--- MATERIALS PROVIDED ---

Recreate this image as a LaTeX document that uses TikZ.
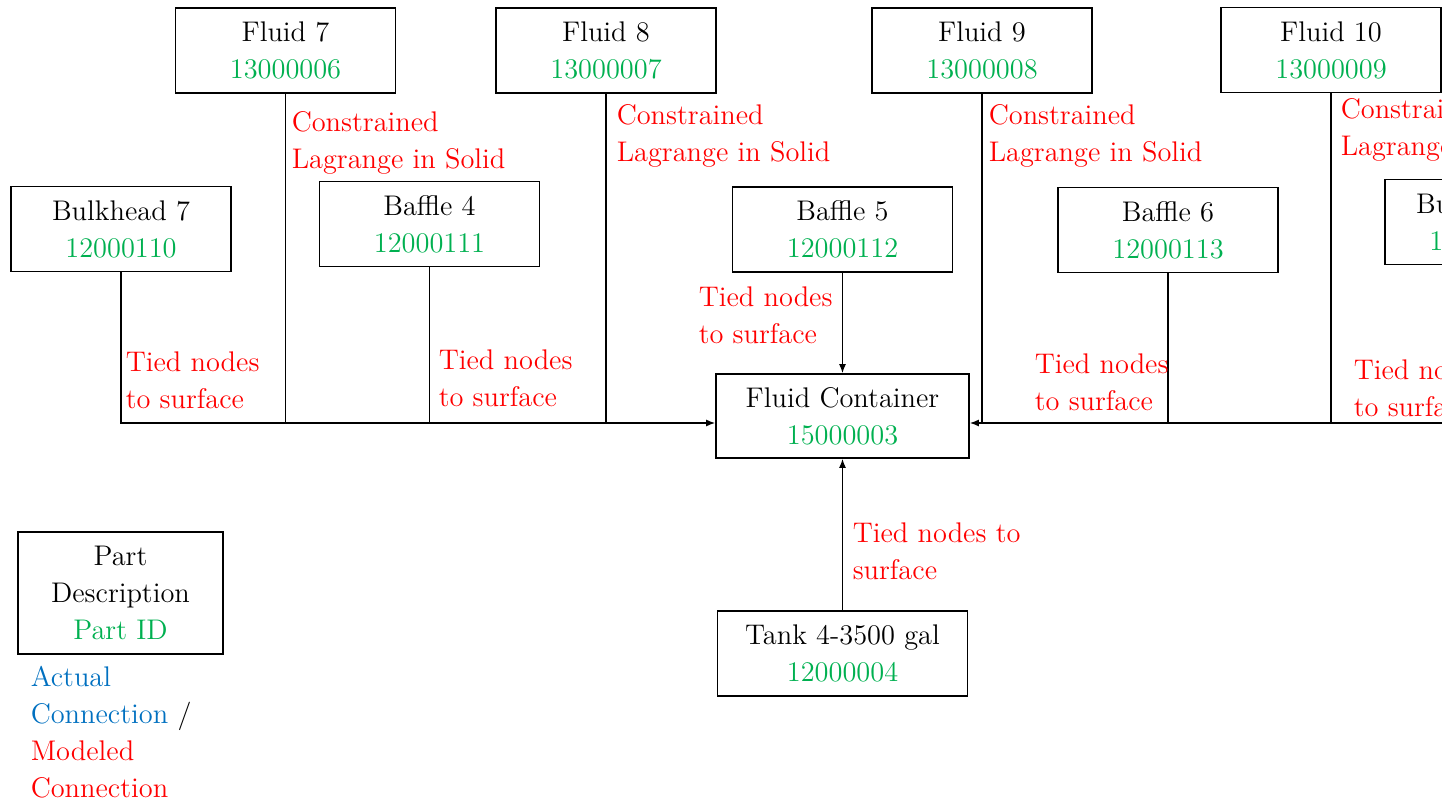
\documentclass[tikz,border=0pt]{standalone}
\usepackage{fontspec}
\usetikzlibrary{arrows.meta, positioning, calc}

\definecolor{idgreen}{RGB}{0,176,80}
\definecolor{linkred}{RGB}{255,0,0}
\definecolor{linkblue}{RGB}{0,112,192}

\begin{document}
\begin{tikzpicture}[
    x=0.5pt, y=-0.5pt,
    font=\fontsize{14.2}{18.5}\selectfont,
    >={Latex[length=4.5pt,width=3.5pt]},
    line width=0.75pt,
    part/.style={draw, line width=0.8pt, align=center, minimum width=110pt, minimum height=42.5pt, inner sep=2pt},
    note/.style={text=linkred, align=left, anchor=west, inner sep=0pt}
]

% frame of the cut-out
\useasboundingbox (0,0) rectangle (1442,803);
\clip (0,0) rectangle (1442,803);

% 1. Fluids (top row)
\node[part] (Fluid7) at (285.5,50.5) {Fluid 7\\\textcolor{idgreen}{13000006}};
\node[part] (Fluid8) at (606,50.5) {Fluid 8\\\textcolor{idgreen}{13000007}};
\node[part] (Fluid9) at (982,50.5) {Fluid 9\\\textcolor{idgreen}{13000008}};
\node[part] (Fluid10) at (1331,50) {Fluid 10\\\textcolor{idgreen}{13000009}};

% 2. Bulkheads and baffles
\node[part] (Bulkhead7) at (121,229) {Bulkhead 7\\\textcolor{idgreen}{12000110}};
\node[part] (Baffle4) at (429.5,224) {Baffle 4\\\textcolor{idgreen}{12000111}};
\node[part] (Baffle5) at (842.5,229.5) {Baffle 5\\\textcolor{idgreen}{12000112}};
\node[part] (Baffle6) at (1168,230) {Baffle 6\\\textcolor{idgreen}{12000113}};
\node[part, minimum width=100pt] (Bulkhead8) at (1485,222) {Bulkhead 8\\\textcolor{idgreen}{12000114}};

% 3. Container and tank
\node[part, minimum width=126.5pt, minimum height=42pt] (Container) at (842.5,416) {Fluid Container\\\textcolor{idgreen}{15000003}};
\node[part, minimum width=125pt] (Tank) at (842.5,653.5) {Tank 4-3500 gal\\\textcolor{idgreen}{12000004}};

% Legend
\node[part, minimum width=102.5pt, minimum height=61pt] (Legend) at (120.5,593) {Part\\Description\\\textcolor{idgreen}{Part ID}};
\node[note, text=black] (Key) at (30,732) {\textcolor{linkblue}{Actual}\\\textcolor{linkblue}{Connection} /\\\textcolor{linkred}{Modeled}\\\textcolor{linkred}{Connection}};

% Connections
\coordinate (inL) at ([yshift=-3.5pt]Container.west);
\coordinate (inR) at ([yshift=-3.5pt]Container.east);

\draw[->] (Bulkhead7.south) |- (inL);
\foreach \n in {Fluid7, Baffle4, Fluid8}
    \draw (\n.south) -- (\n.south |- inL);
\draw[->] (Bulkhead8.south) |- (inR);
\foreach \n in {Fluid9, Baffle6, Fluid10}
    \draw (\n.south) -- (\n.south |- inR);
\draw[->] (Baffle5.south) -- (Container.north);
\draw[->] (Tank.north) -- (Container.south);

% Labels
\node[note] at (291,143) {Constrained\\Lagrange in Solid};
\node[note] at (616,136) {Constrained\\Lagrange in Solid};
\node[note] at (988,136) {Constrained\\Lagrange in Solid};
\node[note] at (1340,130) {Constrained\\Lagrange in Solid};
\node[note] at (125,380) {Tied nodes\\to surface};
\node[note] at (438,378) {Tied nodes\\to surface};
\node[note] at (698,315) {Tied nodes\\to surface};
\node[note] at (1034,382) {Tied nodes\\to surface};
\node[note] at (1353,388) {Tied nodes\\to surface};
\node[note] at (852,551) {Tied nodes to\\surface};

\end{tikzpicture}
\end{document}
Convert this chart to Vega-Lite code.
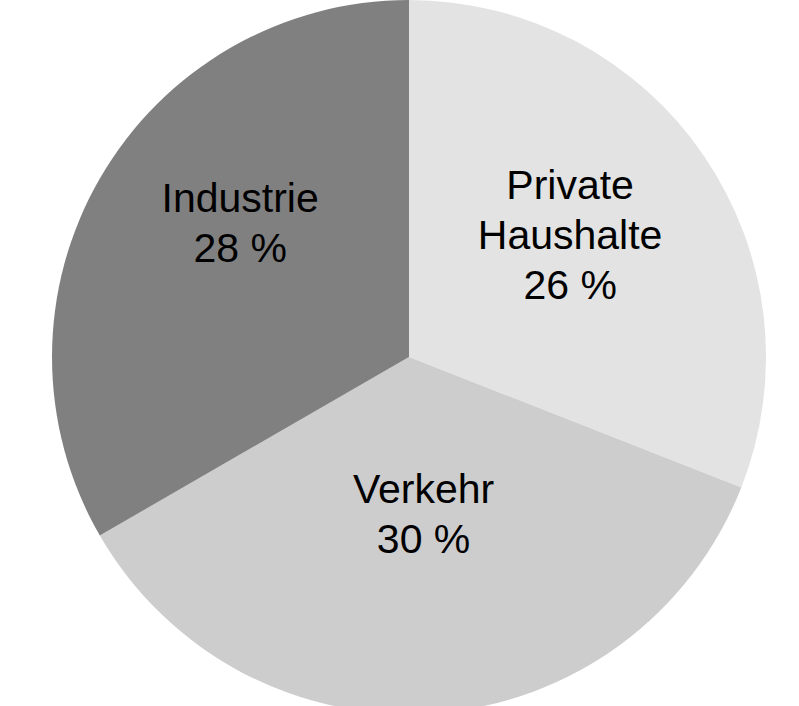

--- TASK TO COMPLETE ---
Give back the whole listing as it stands, minus its pictures.

--- FINISHED ANSWER ---
Recreate this image as a LaTeX document that uses TikZ.
\documentclass[tikz,border=0pt]{standalone}
\usepackage{fontspec}
\usetikzlibrary{arrows.meta, positioning, calc}

\definecolor{idgreen}{RGB}{0,176,80}
\definecolor{linkred}{RGB}{255,0,0}
\definecolor{linkblue}{RGB}{0,112,192}

\begin{document}
\begin{tikzpicture}[
    x=0.5pt, y=-0.5pt,
    font=\fontsize{14.2}{18.5}\selectfont,
    >={Latex[length=4.5pt,width=3.5pt]},
    line width=0.75pt,
    part/.style={draw, line width=0.8pt, align=center, minimum width=110pt, minimum height=42.5pt, inner sep=2pt},
    note/.style={text=linkred, align=left, anchor=west, inner sep=0pt}
]

% frame of the cut-out
\useasboundingbox (0,0) rectangle (1442,803);
\clip (0,0) rectangle (1442,803);

% 1. Fluids (top row)
\node[part] (Fluid7) at (285.5,50.5) {Fluid 7\\\textcolor{idgreen}{13000006}};
\node[part] (Fluid8) at (606,50.5) {Fluid 8\\\textcolor{idgreen}{13000007}};
\node[part] (Fluid9) at (982,50.5) {Fluid 9\\\textcolor{idgreen}{13000008}};
\node[part] (Fluid10) at (1331,50) {Fluid 10\\\textcolor{idgreen}{13000009}};

% 2. Bulkheads and baffles
\node[part] (Bulkhead7) at (121,229) {Bulkhead 7\\\textcolor{idgreen}{12000110}};
\node[part] (Baffle4) at (429.5,224) {Baffle 4\\\textcolor{idgreen}{12000111}};
\node[part] (Baffle5) at (842.5,229.5) {Baffle 5\\\textcolor{idgreen}{12000112}};
\node[part] (Baffle6) at (1168,230) {Baffle 6\\\textcolor{idgreen}{12000113}};
\node[part, minimum width=100pt] (Bulkhead8) at (1485,222) {Bulkhead 8\\\textcolor{idgreen}{12000114}};

% 3. Container and tank
\node[part, minimum width=126.5pt, minimum height=42pt] (Container) at (842.5,416) {Fluid Container\\\textcolor{idgreen}{15000003}};
\node[part, minimum width=125pt] (Tank) at (842.5,653.5) {Tank 4-3500 gal\\\textcolor{idgreen}{12000004}};

% Legend
\node[part, minimum width=102.5pt, minimum height=61pt] (Legend) at (120.5,593) {Part\\Description\\\textcolor{idgreen}{Part ID}};
\node[note, text=black] (Key) at (30,732) {\textcolor{linkblue}{Actual}\\\textcolor{linkblue}{Connection} /\\\textcolor{linkred}{Modeled}\\\textcolor{linkred}{Connection}};

% Connections
\coordinate (inL) at ([yshift=-3.5pt]Container.west);
\coordinate (inR) at ([yshift=-3.5pt]Container.east);

\draw[->] (Bulkhead7.south) |- (inL);
\foreach \n in {Fluid7, Baffle4, Fluid8}
    \draw (\n.south) -- (\n.south |- inL);
\draw[->] (Bulkhead8.south) |- (inR);
\foreach \n in {Fluid9, Baffle6, Fluid10}
    \draw (\n.south) -- (\n.south |- inR);
\draw[->] (Baffle5.south) -- (Container.north);
\draw[->] (Tank.north) -- (Container.south);

% Labels
\node[note] at (291,143) {Constrained\\Lagrange in Solid};
\node[note] at (616,136) {Constrained\\Lagrange in Solid};
\node[note] at (988,136) {Constrained\\Lagrange in Solid};
\node[note] at (1340,130) {Constrained\\Lagrange in Solid};
\node[note] at (125,380) {Tied nodes\\to surface};
\node[note] at (438,378) {Tied nodes\\to surface};
\node[note] at (698,315) {Tied nodes\\to surface};
\node[note] at (1034,382) {Tied nodes\\to surface};
\node[note] at (1353,388) {Tied nodes\\to surface};
\node[note] at (852,551) {Tied nodes to\\surface};

\end{tikzpicture}
\end{document}
Convert this chart to Vega-Lite code.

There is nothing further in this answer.